Operation Beautiful seeks to give ordinary women pride in the beauty they possess
By Kim Campbell, Ryerson Social Work Student and Scarborough Southwest Resident
In a time when society continues to focus on appearance as the sole determinant of
beauty, it remains troubling for women and young girls in terms of forming a positive
body image. Celebrities, magazines, billboard advertisements, commercials, movies,
and other forms of media portray women not only through sexualized images but
by representing only one body type, and it seems almost impossible for women to
approach this often unattainable standard of beauty.
As a young woman, I was inspired by hearing a news story about a high school student from Montreal who was committed to challenging the girl-on-girl bullying that was taking place within her school. She began sticking post-it notes in the girls’ washroom that encouraged positive self-image. The movement began to spread with female classmates writing encouraging post-it notes to each other.
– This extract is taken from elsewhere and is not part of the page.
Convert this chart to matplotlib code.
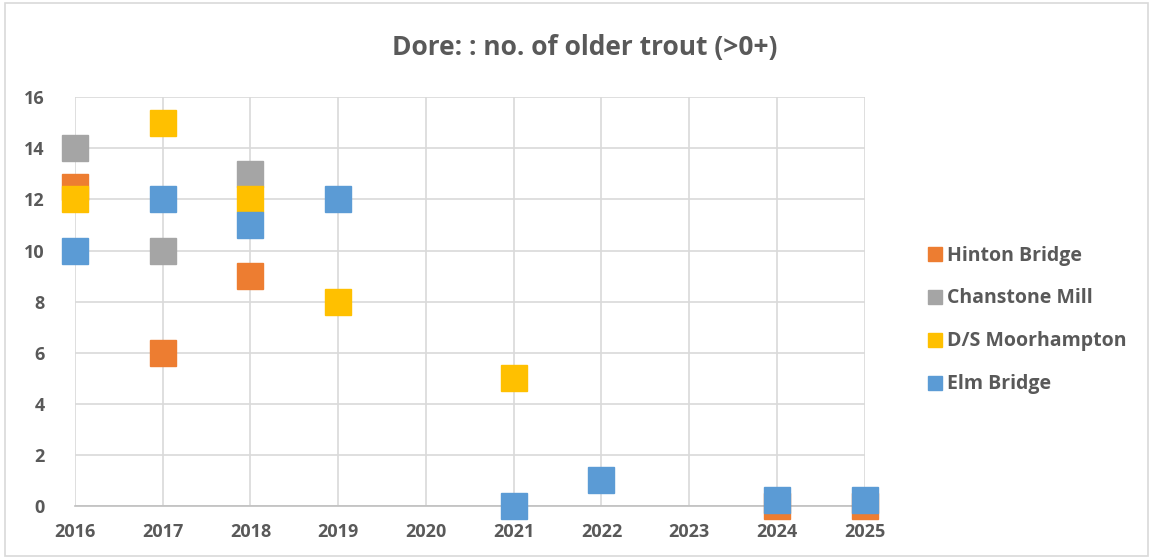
import matplotlib.pyplot as plt
from matplotlib.patches import Rectangle

# counts of older trout (>0+) per site and year
hinton_years = [2016, 2017, 2018, 2024, 2025]
hinton_counts = [12.5, 6, 9, 0, 0]
chanstone_years = [2016, 2017, 2018]
chanstone_counts = [14, 10, 13]
moorhampton_years = [2016, 2017, 2018, 2019, 2021]
moorhampton_counts = [12, 15, 12, 8, 5]
elm_years = [2016, 2017, 2018, 2019, 2021, 2022, 2024, 2025]
elm_counts = [10, 12, 11, 12, 0, 1, 0.25, 0.25]

year_ticks = list(range(2016, 2026))
count_ticks = list(range(0, 17, 2))

plt.rcParams['font.family'] = ['Open Sans', 'DejaVu Sans']
text_col = '#595959'

fig = plt.figure(figsize=(11.53, 5.59), dpi=100)
ax = fig.add_axes([0.065, 0.095, 0.685, 0.731])

series = [
    ('Hinton Bridge', hinton_years, hinton_counts, '#ED7D31'),
    ('Chanstone Mill', chanstone_years, chanstone_counts, '#A5A5A5'),
    ('D/S Moorhampton', moorhampton_years, moorhampton_counts, '#FFC000'),
    ('Elm Bridge', elm_years, elm_counts, '#5B9BD5'),
]
for name, xs, ys, col in series:
    ax.plot(xs, ys, linestyle='none', marker='s', markersize=19,
            color=col, label=name, clip_on=False, zorder=3)

ax.set_xlim(2016, 2025)
ax.set_ylim(0, 16)
ax.set_xticks(year_ticks)
ax.set_yticks(count_ticks)
ax.grid(True, color='#D9D9D9', linewidth=1.2)
ax.set_axisbelow(True)
for s in ['top', 'right', 'left']:
    ax.spines[s].set_visible(False)
ax.spines['bottom'].set_color('#BFBFBF')
ax.spines['bottom'].set_linewidth(1.2)
ax.tick_params(length=0, labelsize=13, colors=text_col, pad=12)
for lab in ax.get_xticklabels() + ax.get_yticklabels():
    lab.set_fontweight('bold')
ax.tick_params(axis='y', pad=22)

fig.text(0.507, 0.915, 'Dore: : no. of older trout (>0+)', ha='center', va='center',
         fontsize=19, color=text_col, fontweight='bold')

leg = ax.legend(loc='center left', bbox_to_anchor=(1.058, 0.455), frameon=False,
                fontsize=14, handlelength=0.7, handletextpad=0.25,
                labelspacing=1.18, markerscale=0.5)
for t in leg.get_texts():
    t.set_color(text_col)
    t.set_fontweight('bold')

fig.patches.append(Rectangle((0.004, 0.006), 0.992, 0.988, transform=fig.transFigure,
                             fill=False, edgecolor='#D9D9D9', linewidth=1.2))

fig.savefig('out.png', dpi=100)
The movement, known as Operation Beautiful, originated in North Carolina with a
woman named Caitlin, who was dedicated to encouraging positive body images. Caitlin briefly discusses the movement on her website, stating, “Through Operation Beautiful, I hope we can all encourage a positive body image in ourselves and others. I truly believe that your beauty comes from the inside, and that the unique qualities that make you who you are should be valued and celebrated.”
Operation Beautiful remains a powerful tool in encouraging diversity; however, the need for these kinds of movements illustrates not only how powerful the media is but how it continues to perpetuate oppression on the bases of size, ability, age, and colour. I would encourage everyone to take that extra moment to keep this movement spreading, and to use it as a way to discover the real meaning of beauty.